Portal Afro – Ce que vous diriez aux noirs c’est de présenter leurs candidatures aux charges publiques ?
Dep. Adalberto Camargo – Sans pouvoir politique, l’histoire ne change pas. Nous avons besoin de leaders qui ne sont pas éblouis par les charges qu’ils exercent pour acquérir encore plus d’expérience. Mais il ne suffit pas de faire acte de candidature. Il faut s’imprégner du processus historique brésilien tel qu’il s’est déroulé jusqu’ici, avoir un projet avec des objectifs à atteindre et bien se faire conseiller. La réussite personnelle dépend de la réalisation collective. Nous devons dialoguer avec d’autres communautés, nous projeter par rapport à ce qu’elles ont déjà réalisé, pour le bien commun. Ne nous préoccupons pas des grands bavardages, du papotage, les médisances et d’autres attitudes qui ne mènent à rien et qui ne font que nous faire retourner en arrière dans tous les sens.
Portal Afro – En résumé, qu’est ce qui est nécessaire pour une valorisation effective de nos populations?

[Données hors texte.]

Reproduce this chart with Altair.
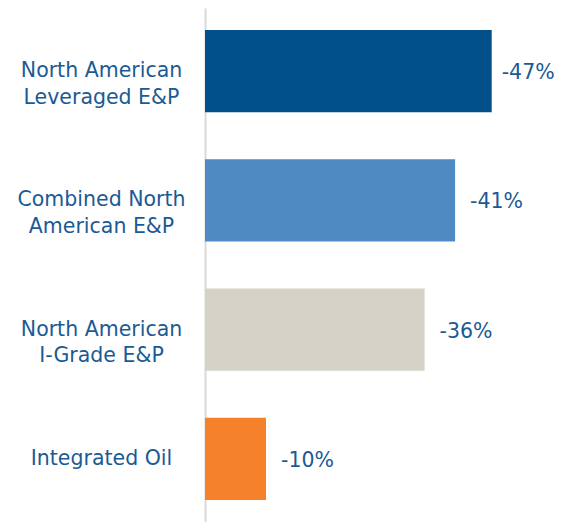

Dep. Adalberto Camargo – Le respect et la reconnaissance de toutes nos valeurs, dans tous les secteurs. Savoir respecter la hiérarchie entre nous et nous former à l’usage des mécanismes nécessaires à l’organisation. On trouve des personnes compétentes parmi nous dans tous les domaines. Nous devons discuter et matérialiser nos idées, pratiquer le respect réciproque, sans nous préoccuper du niveau social de notre interlocuteur. Et travailler sérieusement, sans, sans fascinations, pour que nous puissions , chaque jour de plus, porter notre communauté sur la scène socio-économique brésilienne comme nous le souhaitons tant.